The total amount of propranolol in the SC can be observed in Table 2. As can be seen, only oleic acid and iontophoresis at the higher current density (0.5 mA/cm²) statistically increased (p <0.05) the total amount of propranolol in the SC compared to the controls. The first provided a high partition into skin, but as observed in previous experiments (Table 1), does not provide a high transdermal flux, that is oleic acid favours retention of propranolol into the membrane. These results show that mechanistically, chemical enhancers and iontophoresis are completely different. While oleic acid enhanced partition of the drug into the skin, that can result in accumulation of the drug into skin iontophoresis increased the transdermal flux without facilitating drug accumulation into skin.

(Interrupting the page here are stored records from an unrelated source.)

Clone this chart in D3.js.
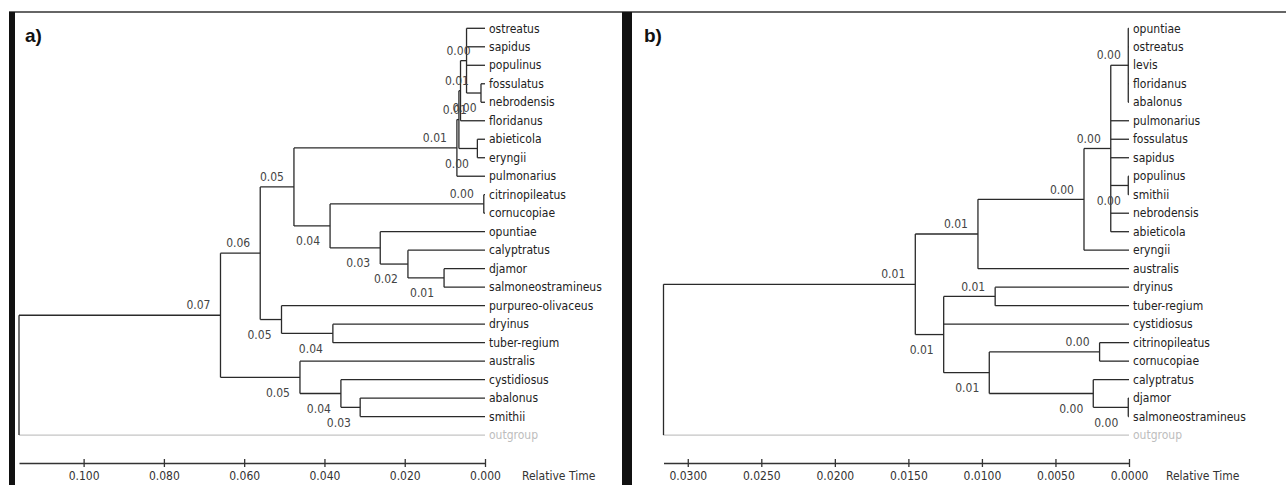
<!DOCTYPE html>
<html>
<head>
<meta charset="utf-8">
<script src="https://cdn.jsdelivr.net/npm/d3@7"></script>
<style>
body { margin: 0; background: #fff; }
svg { display: block; font-family: "DejaVu Sans Condensed", "Liberation Sans", sans-serif; }
</style>
</head>
<body>
<svg id="chart" width="1286" height="485"></svg>
<script>
// panel a: leaf order top to bottom
var leavesA = ["ostreatus", "sapidus", "populinus", "fossulatus", "nebrodensis", "floridanus",
  "abieticola", "eryngii", "pulmonarius", "citrinopileatus", "cornucopiae", "opuntiae",
  "calyptratus", "djamor", "salmoneostramineus", "purpureo-olivaceus", "dryinus",
  "tuber-regium", "australis", "cystidiosus", "abalonus", "smithii", "outgroup"];

// internal nodes: [id, relative time, children]
var nodesA = [
  ["root", 0.1161, ["T", "outgroup"]],
  ["T", 0.0659, ["R", "U"]],
  ["R", 0.0560, ["P", "S"]],
  ["P", 0.0476, ["N3", "Q"]],
  ["N3", 0.0070, ["K", "pulmonarius"]],
  ["K", 0.0065, ["N2", "AE"]],
  ["N2", 0.0061, ["N1", "floridanus"]],
  ["N1", 0.0046, ["ostreatus", "sapidus", "populinus", "FN"]],
  ["FN", 0.0010, ["fossulatus", "nebrodensis"]],
  ["AE", 0.0019, ["abieticola", "eryngii"]],
  ["Q", 0.0386, ["CC", "V"]],
  ["CC", 0.0003, ["citrinopileatus", "cornucopiae"]],
  ["V", 0.0261, ["opuntiae", "W"]],
  ["W", 0.0192, ["calyptratus", "X"]],
  ["X", 0.0102, ["djamor", "salmoneostramineus"]],
  ["S", 0.0507, ["purpureo-olivaceus", "Y"]],
  ["Y", 0.0379, ["dryinus", "tuber-regium"]],
  ["U", 0.0461, ["australis", "Z"]],
  ["Z", 0.0359, ["cystidiosus", "AA"]],
  ["AA", 0.0311, ["abalonus", "smithii"]]
];
var ticksA = [0.100, 0.080, 0.060, 0.040, 0.020, 0.000];

// panel b
var leavesB = ["opuntiae", "ostreatus", "levis", "floridanus", "abalonus", "pulmonarius",
  "fossulatus", "sapidus", "populinus", "smithii", "nebrodensis", "abieticola", "eryngii",
  "australis", "dryinus", "tuber-regium", "cystidiosus", "citrinopileatus", "cornucopiae",
  "calyptratus", "djamor", "salmoneostramineus", "outgroup"];

var nodesB = [
  ["root", 0.03165, ["B4", "outgroup"]],
  ["B4", 0.01453, ["B3", "B5"]],
  ["B3", 0.01027, ["B2", "australis"]],
  ["B2", 0.00306, ["B1", "eryngii"]],
  ["B1", 0.00124, ["P1", "pulmonarius", "fossulatus", "sapidus", "PS", "nebrodensis", "abieticola"]],
  ["P1", 0.00005, ["opuntiae", "ostreatus", "levis", "floridanus", "abalonus"]],
  ["PS", 0.00005, ["populinus", "smithii"]],
  ["B5", 0.0126, ["DT", "cystidiosus", "C2"]],
  ["DT", 0.0091, ["dryinus", "tuber-regium"]],
  ["C2", 0.0095, ["CN", "CD"]],
  ["CN", 0.0020, ["citrinopileatus", "cornucopiae"]],
  ["CD", 0.00243, ["calyptratus", "DS"]],
  ["DS", 0.00005, ["djamor", "salmoneostramineus"]]
];
var ticksB = [0.0300, 0.0250, 0.0200, 0.0150, 0.0100, 0.0050, 0.0000];

var svg = d3.select("#chart");
var rowTop = 28.3, rowBottom = 435.1, axisY = 463;

// frame
svg.append("line").attr("x1", 9).attr("x2", 1286).attr("y1", 12).attr("y2", 12)
  .attr("stroke", "#333").attr("stroke-width", 1.5);
svg.append("rect").attr("x", 9).attr("y", 12).attr("width", 6).attr("height", 473).attr("fill", "#111");
svg.append("rect").attr("x", 622).attr("y", 12).attr("width", 10).attr("height", 473).attr("fill", "#111");

function buildTree(nodes) {
  var byId = {};
  nodes.forEach(function(n) { byId[n[0]] = n; });
  function make(name) {
    var n = byId[name];
    if (!n) return { name: name, age: 0 };
    return { name: name, age: n[1], children: n[2].map(make) };
  }
  return d3.hierarchy(make(nodes[0][0]));
}

function drawTree(leaves, nodes, ticks, xRange, fmt, panelName, panelX) {
  var g = svg.append("g");
  var root = buildTree(nodes);
  var x = d3.scaleLinear().domain([root.data.age, 0]).range(xRange);
  var y = d3.scalePoint().domain(leaves).range([rowTop, rowBottom]);

  root.eachAfter(function(d) {
    d.x = x(d.data.age);
    if (d.children) d.y = (d.children[0].y + d.children[d.children.length - 1].y) / 2;
    else d.y = y(d.data.name);
  });

  var all = root.descendants();

  g.selectAll(".hbranch")
    .data(all.filter(function(d) { return d.parent; }))
    .enter().append("path")
    .attr("d", function(d) { return "M" + d.parent.x + "," + d.y + "H" + d.x; })
    .attr("stroke", function(d) { return d.data.name == "outgroup" ? "#c4c4c4" : "#2a2a2a"; })
    .attr("stroke-width", 1.3).attr("fill", "none");

  g.selectAll(".vbranch")
    .data(all.filter(function(d) { return d.children; }))
    .enter().append("path")
    .attr("d", function(d) {
      return "M" + d.x + "," + d.children[0].y + "V" + d.children[d.children.length - 1].y;
    })
    .attr("stroke", "#2a2a2a").attr("stroke-width", 1.3).attr("fill", "none");

  // divergence times
  g.selectAll(".time")
    .data(all.filter(function(d) { return d.children && d.parent; }))
    .enter().append("text")
    .attr("x", function(d) { return Math.max(d.x - 10, d.parent.x + 10); })
    .attr("y", function(d) { return d.parent.children[0] === d ? d.y - 10 : d.y + 15; })
    .attr("dy", "0.35em")
    .attr("text-anchor", "end")
    .attr("font-size", 12).attr("fill", "#444")
    .text(function(d) { return d.data.age.toFixed(2); });

  g.selectAll(".leaf")
    .data(root.leaves())
    .enter().append("text")
    .attr("x", xRange[1] + 4)
    .attr("y", function(d) { return d.y; })
    .attr("dy", "0.35em")
    .attr("font-size", 12)
    .attr("fill", function(d) { return d.data.name == "outgroup" ? "#bdbdbd" : "#222"; })
    .text(function(d) { return d.data.name; });

  var ax = g.append("g").attr("transform", "translate(0," + axisY + ")")
    .call(d3.axisBottom(x).tickValues(ticks).tickFormat(d3.format(fmt)).tickSize(4).tickSizeOuter(0));
  ax.attr("font-family", null).attr("font-size", 12);
  ax.select(".domain").attr("stroke", "#333").attr("stroke-width", 1.3);
  ax.selectAll(".tick line").attr("y1", -4).attr("y2", 4).attr("stroke", "#333").attr("stroke-width", 1.3);
  ax.selectAll(".tick text").attr("y", 17).attr("dy", 0).attr("fill", "#333");

  g.append("text").attr("x", xRange[1] + 37).attr("y", axisY + 17)
    .attr("font-size", 12).attr("fill", "#333").text("Relative Time");

  g.append("text").attr("x", panelX).attr("y", 42)
    .attr("font-family", "Liberation Sans, Arial, sans-serif")
    .attr("font-size", 19).attr("font-weight", "bold").attr("fill", "#111")
    .text(panelName);
}

drawTree(leavesA, nodesA, ticksA, [19, 485], ".3f", "a)", 25);
drawTree(leavesB, nodesB, ticksB, [663.5, 1129], ".4f", "b)", 644);
</script>
</body>
</html>
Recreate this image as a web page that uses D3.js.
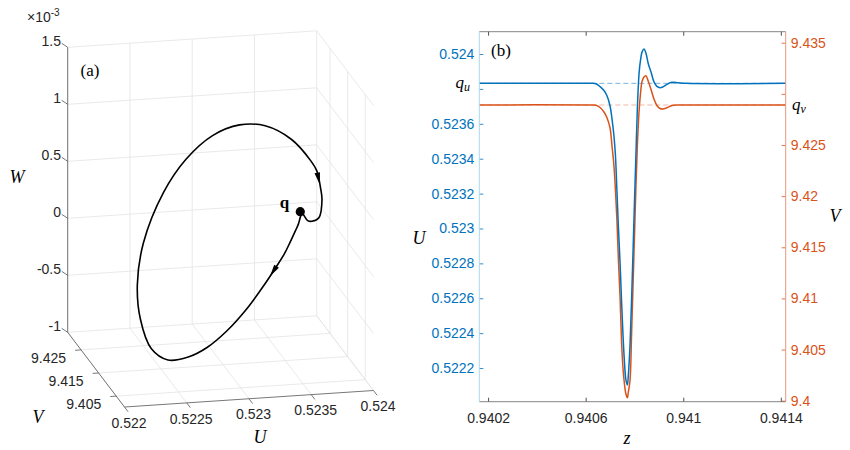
<!DOCTYPE html>
<html>
<head>
<meta charset="utf-8">
<script src="https://cdn.jsdelivr.net/npm/d3@7"></script>
<style>
  body { margin: 0; background: #fff; }
  text { font-family: "Liberation Sans", Arial, sans-serif; }
  .tex { font-family: "Liberation Serif", "Times New Roman", serif; }
</style>
</head>
<body>
<svg id="chart"></svg>
<script>
// orbit samples: z, U(z), V(z), W(z) (W in units of 1e-3)
const zVals = [0.940164, 0.940618, 0.940642, 0.940659, 0.940675, 0.940687, 0.9407, 0.940708, 0.940716, 0.940722,
  0.940728, 0.940734, 0.940741, 0.940747, 0.940753, 0.940759, 0.940765, 0.940771, 0.940775, 0.940782,
  0.940788, 0.940794, 0.9408, 0.940806, 0.940812, 0.940819, 0.940825, 0.940831, 0.940839, 0.940847,
  0.940857, 0.940868, 0.94088, 0.940892, 0.940905, 0.940917, 0.940933, 0.940954, 0.940978, 0.941011, 0.94142];
const uVals = [0.523832, 0.523832, 0.52383, 0.523813, 0.523791, 0.523762, 0.523702, 0.523628, 0.52353, 0.523421,
  0.523221, 0.523014, 0.522802, 0.52259, 0.52239, 0.522235, 0.522132, 0.522103, 0.52216, 0.522338,
  0.522579, 0.52286, 0.523146, 0.523421, 0.523691, 0.523891, 0.523966, 0.524011, 0.524029, 0.524006,
  0.523943, 0.523897, 0.52384, 0.523815, 0.523807, 0.523812, 0.523826, 0.523838, 0.523836, 0.523832, 0.523832];
const vVals = [9.428909, 9.428909, 9.42888, 9.428665, 9.428225, 9.427687, 9.426661, 9.424901, 9.422946, 9.420599,
  9.417764, 9.413951, 9.410138, 9.405837, 9.403197, 9.401633, 9.400655, 9.400294, 9.400851, 9.402024,
  9.406326, 9.411116, 9.416004, 9.420892, 9.424999, 9.428323, 9.430082, 9.431207, 9.431647, 9.431774,
  9.431207, 9.430425, 9.429496, 9.42886, 9.428567, 9.428518, 9.428645, 9.42886, 9.428909, 9.428909, 9.428909];
const wVals = [0, 0, -0.01, -0.041, -0.092, -0.132, -0.214, -0.281, -0.354, -0.425,
  -0.592, -0.684, -0.736, -0.717, -0.675, -0.534, -0.243, 0.065, 0.418, 0.823,
  1.009, 1.099, 1.073, 0.946, 0.723, 0.456, 0.323, 0.15, 0.035, -0.124,
  -0.138, -0.113, -0.023, 0.002, 0.012, 0.01, 0.004, 0, 0, 0, 0];

// equilibrium q
const qu = 0.523832, qv = 9.428909, qw = 0;

// panel (a) ticks
const uTicks3 = [0.522, 0.5225, 0.523, 0.5235, 0.524];
const vTicks3 = [9.405, 9.415, 9.425];
const wTicks3 = [-1, -0.5, 0, 0.5, 1, 1.5];

// panel (b) ticks
const zTicks = [0.9402, 0.9406, 0.941, 0.9414];
const zTickLabels = ["0.9402", "0.9406", "0.941", "0.9414"];
const uTicks = [0.5222, 0.5224, 0.5226, 0.5228, 0.523, 0.5232, 0.5234, 0.5236, 0.5238, 0.524];
const uTickLabels = ["0.5222", "0.5224", "0.5226", "0.5228", "0.523", "0.5232", "0.5234", "0.5236", "", "0.524"];
const vTicks = [9.4, 9.405, 9.41, 9.415, 9.42, 9.425, 9.43, 9.435];
const vTickLabels = ["9.4", "9.405", "9.41", "9.415", "9.42", "9.425", "", "9.435"];

// where the direction arrows sit on the orbit (sample index, fraction to next)
const arrowSpots = [[26, 0.45], [8, 0.2]];

const blue = "#0072bd", orange = "#d95319", ink = "#262626", gridCol = "#e3e3e3";

const svg = d3.select("#chart").attr("width", 850).attr("height", 450);

// ================= panel (a): 3D orbit =================
const su = d3.scaleLinear().domain([0.522, 0.524]).range([0, 1]);
const sv = d3.scaleLinear().domain([9.4003, 9.4326]).range([0, 1]);
const sw = d3.scaleLinear().domain([-1, 1.5]).range([0, 1]);
const O = [124.5, 407], EU = [249, -16.5], EV = [-56.8, -74.7], EW = -285;
function P(a, b, c) {
  return [O[0] + a * EU[0] + b * EV[0], O[1] + a * EU[1] + b * EV[1] + c * EW];
}
function proj(U, V, W) { return P(su(U), sv(V), sw(W)); }

const ga = svg.append("g");
function seg(g, p, q, col, w) {
  g.append("line")
    .attr("x1", p[0]).attr("y1", p[1])
    .attr("x2", q[0]).attr("y2", q[1])
    .attr("stroke", col).attr("stroke-width", w);
}

// grid on back wall, right wall and floor
uTicks3.forEach(t => {
  seg(ga, P(su(t), 1, 0), P(su(t), 1, 1), gridCol, 0.8);
  seg(ga, P(su(t), 0, 0), P(su(t), 1, 0), gridCol, 0.8);
});
wTicks3.forEach(t => {
  seg(ga, P(0, 1, sw(t)), P(1, 1, sw(t)), gridCol, 0.8);
  seg(ga, P(1, 1, sw(t)), P(1, 0, sw(t)), gridCol, 0.8);
});
vTicks3.forEach(t => {
  seg(ga, P(1, sv(t), 0), P(1, sv(t), 1), gridCol, 0.8);
  seg(ga, P(0, sv(t), 0), P(1, sv(t), 0), gridCol, 0.8);
});

// axis lines
seg(ga, P(0, 0, 0), P(1, 0, 0), "#555", 0.8);
seg(ga, P(0, 0, 0), P(0, 1, 0), "#555", 0.8);
seg(ga, P(0, 1, 0), P(0, 1, 1), "#555", 0.8);

// U ticks and labels
uTicks3.forEach(t => {
  const p = P(su(t), 0, 0);
  seg(ga, p, [p[0] + 3.6, p[1] + 4.8], "#555", 0.8);
  ga.append("text").attr("x", p[0] + 4.5).attr("y", p[1] + 15.8).attr("dy", "0.35em")
    .attr("text-anchor", "middle").attr("font-size", 14).attr("fill", ink).text(t);
});
// V ticks and labels
vTicks3.forEach(t => {
  const p = P(0, sv(t), 0);
  seg(ga, p, [p[0] - 6, p[1] + 0.4], "#555", 0.8);
  ga.append("text").attr("x", p[0] - 15).attr("y", p[1] + 8).attr("dy", "0.35em")
    .attr("text-anchor", "end").attr("font-size", 14).attr("fill", ink).text(t);
});
// W ticks and labels
wTicks3.forEach(t => {
  const p = P(0, 1, sw(t));
  seg(ga, p, [p[0] - 6, p[1] - 4], "#555", 0.8);
  ga.append("text").attr("x", 61).attr("y", p[1] - 6.5).attr("dy", "0.35em")
    .attr("text-anchor", "end").attr("font-size", 14).attr("fill", ink).text(t);
});

ga.append("text").attr("x", 27).attr("y", 21.5).attr("font-size", 14).attr("fill", ink)
  .text("×10").append("tspan").attr("dy", -6).attr("font-size", 10).text("-3");

ga.append("text").attr("class", "tex").attr("x", 17).attr("y", 177).attr("dy", "0.35em")
  .attr("text-anchor", "middle").attr("font-size", 18).attr("font-style", "italic").text("W");
ga.append("text").attr("class", "tex").attr("x", 38).attr("y", 417).attr("dy", "0.35em")
  .attr("text-anchor", "middle").attr("font-size", 18).attr("font-style", "italic").text("V");
ga.append("text").attr("class", "tex").attr("x", 260).attr("y", 437).attr("dy", "0.35em")
  .attr("text-anchor", "middle").attr("font-size", 18).attr("font-style", "italic").text("U");
ga.append("text").attr("class", "tex").attr("x", 90).attr("y", 70).attr("dy", "0.35em")
  .attr("text-anchor", "middle").attr("font-size", 17).text("(a)");

// orbit
const pts = zVals.map((z, i) => proj(uVals[i], vVals[i], wVals[i]));
ga.append("path")
  .attr("d", d3.line().curve(d3.curveCatmullRom.alpha(0.5))(pts))
  .attr("fill", "none").attr("stroke", "#000").attr("stroke-width", 1.6);

arrowSpots.forEach(([i, t]) => {
  const a = pts[i], b = pts[i + 1];
  const dx = b[0] - a[0], dy = b[1] - a[1], L = Math.hypot(dx, dy);
  const ux = dx / L, uy = dy / L;
  const cx = a[0] + dx * t, cy = a[1] + dy * t;
  const tip = [cx + ux * 6, cy + uy * 6];
  const bl = [cx - ux * 6 - uy * 2.8, cy - uy * 6 + ux * 2.8];
  const br = [cx - ux * 6 + uy * 2.8, cy - uy * 6 - ux * 2.8];
  ga.append("path").attr("d", `M${tip}L${bl}L${br}Z`).attr("fill", "#000");
});

const qp = proj(qu, qv, qw);
ga.append("circle").attr("cx", qp[0] - 2).attr("cy", qp[1]).attr("r", 4.6).attr("fill", "#000");
ga.append("text").attr("class", "tex").attr("x", 284.5).attr("y", 207.5)
  .attr("text-anchor", "middle").attr("font-size", 17).attr("font-weight", "bold").text("q");

// ================= panel (b): U and V against z =================
const bx0 = 479.3, bx1 = 785.7, by0 = 31.7, by1 = 401.7;
const x = d3.scaleLinear().domain([0.940164, 0.94142]).range([bx0, bx1]);
const yU = d3.scaleLinear().domain([0.522007, 0.524128]).range([by1, by0]);
const yV = d3.scaleLinear().domain([9.399902, 9.436077]).range([by1, by0]);

const gb = svg.append("g");

// dashed reference levels
gb.append("line").attr("x1", bx0).attr("x2", bx1).attr("y1", yU(qu)).attr("y2", yU(qu))
  .attr("stroke", "#7db3dd").attr("stroke-width", 1).attr("stroke-dasharray", "5,3");
gb.append("line").attr("x1", bx0).attr("x2", bx1).attr("y1", yV(qv)).attr("y2", yV(qv))
  .attr("stroke", "#f2b8a2").attr("stroke-width", 1).attr("stroke-dasharray", "5,3");

const lineV = d3.line().x((d, i) => x(zVals[i])).y(d => yV(d)).curve(d3.curveCatmullRom.alpha(0.5));
const lineU = d3.line().x((d, i) => x(zVals[i])).y(d => yU(d)).curve(d3.curveCatmullRom.alpha(0.5));
gb.append("path").attr("d", lineV(vVals)).attr("fill", "none").attr("stroke", orange).attr("stroke-width", 1.5);
gb.append("path").attr("d", lineU(uVals)).attr("fill", "none").attr("stroke", blue).attr("stroke-width", 1.5);

function styleAxis(g, col) {
  g.select(".domain").remove();
  g.selectAll(".tick line").attr("stroke", col).attr("stroke-width", 0.8);
  g.selectAll(".tick text").attr("fill", col).attr("font-size", 14)
    .attr("font-family", "'Liberation Sans', Arial, sans-serif");
}

const axB = gb.append("g").attr("transform", `translate(0,${by1})`)
  .call(d3.axisBottom(x).tickValues(zTicks).tickSize(-4).tickPadding(11)
    .tickFormat((d, i) => zTickLabels[i]));
styleAxis(axB, ink);
const axT = gb.append("g").attr("transform", `translate(0,${by0})`)
  .call(d3.axisTop(x).tickValues(zTicks).tickSize(-4).tickFormat(""));
styleAxis(axT, ink);
const axL = gb.append("g").attr("transform", `translate(${bx0},0)`)
  .call(d3.axisLeft(yU).tickValues(uTicks).tickSize(-4).tickPadding(5)
    .tickFormat((d, i) => uTickLabels[i]));
styleAxis(axL, blue);
const axR = gb.append("g").attr("transform", `translate(${bx1},0)`)
  .call(d3.axisRight(yV).tickValues(vTicks).tickSize(-4).tickPadding(5)
    .tickFormat((d, i) => vTickLabels[i]));
styleAxis(axR, orange);

// box edges
gb.append("line").attr("x1", bx0).attr("x2", bx1).attr("y1", by0).attr("y2", by0).attr("stroke", "#666").attr("stroke-width", 0.8);
gb.append("line").attr("x1", bx0).attr("x2", bx1).attr("y1", by1).attr("y2", by1).attr("stroke", "#666").attr("stroke-width", 0.8);
gb.append("line").attr("x1", bx0).attr("x2", bx0).attr("y1", by0).attr("y2", by1).attr("stroke", "#a9d9ee").attr("stroke-width", 1);
gb.append("line").attr("x1", bx1).attr("x2", bx1).attr("y1", by0).attr("y2", by1).attr("stroke", "#e8957c").attr("stroke-width", 1);

// q labels
const qU = gb.append("text").attr("class", "tex").attr("x", 470).attr("y", yU(qu) + 5)
  .attr("text-anchor", "end").attr("font-size", 17).attr("font-style", "italic").attr("fill", "#000");
qU.append("tspan").text("q");
qU.append("tspan").attr("dy", 3).attr("font-size", 12).text("u");
const qV = gb.append("text").attr("class", "tex").attr("x", 792).attr("y", yV(qv) + 5)
  .attr("font-size", 17).attr("font-style", "italic").attr("fill", "#000");
qV.append("tspan").text("q");
qV.append("tspan").attr("dy", 3).attr("font-size", 12).text("v");

gb.append("text").attr("class", "tex").attr("x", 501).attr("y", 50).attr("dy", "0.35em")
  .attr("text-anchor", "middle").attr("font-size", 17).text("(b)");
gb.append("text").attr("class", "tex").attr("x", 627).attr("y", 438).attr("dy", "0.35em")
  .attr("text-anchor", "middle").attr("font-size", 18).attr("font-style", "italic").text("z");
gb.append("text").attr("class", "tex").attr("x", 419).attr("y", 238).attr("dy", "0.35em")
  .attr("text-anchor", "middle").attr("font-size", 18).attr("font-style", "italic").text("U");
gb.append("text").attr("class", "tex").attr("x", 835).attr("y", 216).attr("dy", "0.35em")
  .attr("text-anchor", "middle").attr("font-size", 18).attr("font-style", "italic").text("V");
</script>
</body>
</html>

Overall, DPK studies with a 3-h duration agreed with the results previously obtained with much longer in vitro permeation tests (30 h) whilst allowing important time saving in screening potential transdermal formulations.

4. Conclusions

Pre-treatment of skin with R-(+)-limonene for 12 h and iontophoresis were the most efficient enhancement techniques for the transdermal delivery propranolol. Iontophoresis at 0.5 mA/cm² was preferable in that it does not require pre-treating the skin and provided a flux 2.12-fold higher than the passive permeation and much faster delivery to the receptor solution permeation of the drug. These findings combined with the lower irritation potential of iontophoresis make this an advantageous technique to be balanced against the higher complexity of an iontophoretic device with respect a passive patch.

The DPK method was sufficiently sensitive to detect subtle vehicle-induced effects on the skin permeation of propranolol. The shorter duration of these experiments and their ability to provide mechanistic information through KH and D/H² configurate them as practical and potentially insightful approach to quantify and, ultimately, optimize topical bioavailability.